Data section:
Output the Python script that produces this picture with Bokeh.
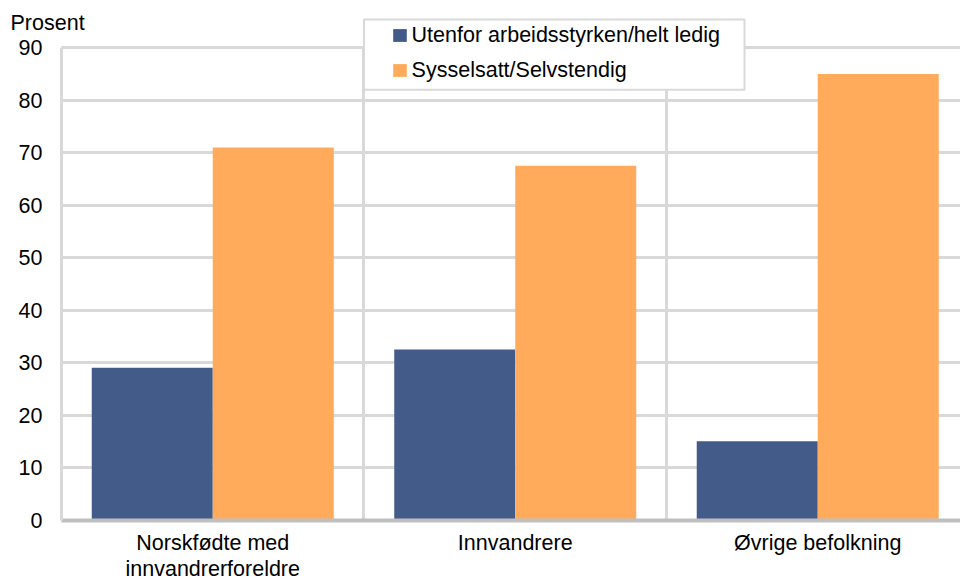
import numpy as np
from bokeh.plotting import figure
from bokeh.models import (FixedTicker, Legend, LegendItem, Label, BoxAnnotation, Range1d, Grid)
from bokeh.embed import file_html
from bokeh.resources import INLINE

categories = ["Norskfødte med\ninnvandrerforeldre", "Innvandrere", "Øvrige befolkning"]
series_names = ["Utenfor arbeidsstyrken/helt ledig", "Sysselsatt/Selvstendig"]
utenfor = [29, 32.5, 15]
sysselsatt = [71, 67.5, 85]
y_ticks = [0, 10, 20, 30, 40, 50, 60, 70, 80, 90]
colors = ["#425B88", "#FFAB5B"]

FONT = "Liberation Sans"
FS = "21.5px"
GRID = "#d9d9d9"

idx = np.arange(len(categories))
centers = idx + 0.5
y_max = y_ticks[-1]
n_cat = len(categories)

# frame covers the whole canvas; axes are pinned inside with fixed_location
X0, X1 = -0.2017, 2.972
Y0, Y1 = -11.53, 99.02

p = figure(width=960, height=580, output_backend="svg", toolbar_location=None,
           x_range=Range1d(X0, X1), y_range=Range1d(Y0, Y1),
           min_border_left=0, min_border_right=0, min_border_top=0, min_border_bottom=0)
p.outline_line_color = None
p.background_fill_color = "white"
p.border_fill_color = "white"

r1 = p.vbar(x=centers - 0.2, top=utenfor, width=0.4, fill_color=colors[0], line_color=None)
r2 = p.vbar(x=centers + 0.2, top=sysselsatt, width=0.4, fill_color=colors[1], line_color=None)

# grids
has_cb = "cross_bounds" in Grid.properties()
p.ygrid.ticker = FixedTicker(ticks=y_ticks)
p.xgrid.ticker = FixedTicker(ticks=list(idx[1:]))
for g in (p.xgrid, p.ygrid):
    g.grid_line_color = GRID
    g.grid_line_width = 3
if has_cb:
    p.ygrid.cross_bounds = (0, n_cat)
    p.xgrid.cross_bounds = (0, y_max)
else:
    p.ygrid.visible = False
    p.xgrid.visible = False
    p.segment(x0=0, x1=n_cat, y0=y_ticks, y1=y_ticks, line_color=GRID, line_width=3, level="underlay")
    p.segment(x0=idx[1:], x1=idx[1:], y0=0, y1=y_max, line_color=GRID, line_width=3, level="underlay")

# y axis
yax = p.yaxis[0]
yax.fixed_location = 0
yax.bounds = (0, y_max)
yax.ticker = FixedTicker(ticks=y_ticks)
yax.axis_line_color = GRID
yax.axis_line_width = 3
yax.major_tick_line_color = None
yax.minor_tick_line_color = None
yax.major_label_standoff = 13
yax.major_label_text_font = FONT
yax.major_label_text_font_size = FS
yax.major_label_text_color = "#000000"

# x axis
xax = p.xaxis[0]
xax.fixed_location = 0
xax.bounds = (0, n_cat)
xax.ticker = FixedTicker(ticks=list(centers))
xax.major_label_overrides = {float(c): lab for c, lab in zip(centers, categories)}
xax.axis_line_color = "#bfbfbf"
xax.axis_line_width = 4
xax.major_tick_line_color = None
xax.minor_tick_line_color = None
xax.major_label_standoff = 5
xax.major_label_text_font = FONT
xax.major_label_text_font_size = FS
xax.major_label_text_color = "#000000"
xax.major_label_text_line_height = 1.1

# unit label
p.add_layout(Label(x=0, y=y_max, x_offset=-51, y_offset=25, text="Prosent",
                   text_font=FONT, text_font_size=FS, text_color="#000000",
                   text_baseline="alphabetic", text_align="left"))

# legend box
p.add_layout(BoxAnnotation(left=1.0, right=2.258, top=95.39, bottom=82.0,
                           fill_color="white", fill_alpha=1.0,
                           line_color=GRID, line_width=2, line_alpha=1.0))

legend = Legend(items=[LegendItem(label=series_names[0], renderers=[r1]),
                       LegendItem(label=series_names[1], renderers=[r2])],
                location=(390.6, 497.3), orientation="vertical",
                padding=0, spacing=10, margin=0,
                glyph_width=17, glyph_height=16, label_standoff=4, label_height=24,
                label_text_font=FONT, label_text_font_size=FS, label_text_color="#000000",
                border_line_color=None, background_fill_alpha=0)
p.add_layout(legend, "center")

open("out.html", "w").write(file_html(p, INLINE))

What you should do: Return the listing above word for word, with the pictures removed.

Reply:
Output the Python script that produces this picture with Bokeh.
import numpy as np
from bokeh.plotting import figure
from bokeh.models import (FixedTicker, Legend, LegendItem, Label, BoxAnnotation, Range1d, Grid)
from bokeh.embed import file_html
from bokeh.resources import INLINE

categories = ["Norskfødte med\ninnvandrerforeldre", "Innvandrere", "Øvrige befolkning"]
series_names = ["Utenfor arbeidsstyrken/helt ledig", "Sysselsatt/Selvstendig"]
utenfor = [29, 32.5, 15]
sysselsatt = [71, 67.5, 85]
y_ticks = [0, 10, 20, 30, 40, 50, 60, 70, 80, 90]
colors = ["#425B88", "#FFAB5B"]

FONT = "Liberation Sans"
FS = "21.5px"
GRID = "#d9d9d9"

idx = np.arange(len(categories))
centers = idx + 0.5
y_max = y_ticks[-1]
n_cat = len(categories)

# frame covers the whole canvas; axes are pinned inside with fixed_location
X0, X1 = -0.2017, 2.972
Y0, Y1 = -11.53, 99.02

p = figure(width=960, height=580, output_backend="svg", toolbar_location=None,
           x_range=Range1d(X0, X1), y_range=Range1d(Y0, Y1),
           min_border_left=0, min_border_right=0, min_border_top=0, min_border_bottom=0)
p.outline_line_color = None
p.background_fill_color = "white"
p.border_fill_color = "white"

r1 = p.vbar(x=centers - 0.2, top=utenfor, width=0.4, fill_color=colors[0], line_color=None)
r2 = p.vbar(x=centers + 0.2, top=sysselsatt, width=0.4, fill_color=colors[1], line_color=None)

# grids
has_cb = "cross_bounds" in Grid.properties()
p.ygrid.ticker = FixedTicker(ticks=y_ticks)
p.xgrid.ticker = FixedTicker(ticks=list(idx[1:]))
for g in (p.xgrid, p.ygrid):
    g.grid_line_color = GRID
    g.grid_line_width = 3
if has_cb:
    p.ygrid.cross_bounds = (0, n_cat)
    p.xgrid.cross_bounds = (0, y_max)
else:
    p.ygrid.visible = False
    p.xgrid.visible = False
    p.segment(x0=0, x1=n_cat, y0=y_ticks, y1=y_ticks, line_color=GRID, line_width=3, level="underlay")
    p.segment(x0=idx[1:], x1=idx[1:], y0=0, y1=y_max, line_color=GRID, line_width=3, level="underlay")

# y axis
yax = p.yaxis[0]
yax.fixed_location = 0
yax.bounds = (0, y_max)
yax.ticker = FixedTicker(ticks=y_ticks)
yax.axis_line_color = GRID
yax.axis_line_width = 3
yax.major_tick_line_color = None
yax.minor_tick_line_color = None
yax.major_label_standoff = 13
yax.major_label_text_font = FONT
yax.major_label_text_font_size = FS
yax.major_label_text_color = "#000000"

# x axis
xax = p.xaxis[0]
xax.fixed_location = 0
xax.bounds = (0, n_cat)
xax.ticker = FixedTicker(ticks=list(centers))
xax.major_label_overrides = {float(c): lab for c, lab in zip(centers, categories)}
xax.axis_line_color = "#bfbfbf"
xax.axis_line_width = 4
xax.major_tick_line_color = None
xax.minor_tick_line_color = None
xax.major_label_standoff = 5
xax.major_label_text_font = FONT
xax.major_label_text_font_size = FS
xax.major_label_text_color = "#000000"
xax.major_label_text_line_height = 1.1

# unit label
p.add_layout(Label(x=0, y=y_max, x_offset=-51, y_offset=25, text="Prosent",
                   text_font=FONT, text_font_size=FS, text_color="#000000",
                   text_baseline="alphabetic", text_align="left"))

# legend box
p.add_layout(BoxAnnotation(left=1.0, right=2.258, top=95.39, bottom=82.0,
                           fill_color="white", fill_alpha=1.0,
                           line_color=GRID, line_width=2, line_alpha=1.0))

legend = Legend(items=[LegendItem(label=series_names[0], renderers=[r1]),
                       LegendItem(label=series_names[1], renderers=[r2])],
                location=(390.6, 497.3), orientation="vertical",
                padding=0, spacing=10, margin=0,
                glyph_width=17, glyph_height=16, label_standoff=4, label_height=24,
                label_text_font=FONT, label_text_font_size=FS, label_text_color="#000000",
                border_line_color=None, background_fill_alpha=0)
p.add_layout(legend, "center")

open("out.html", "w").write(file_html(p, INLINE))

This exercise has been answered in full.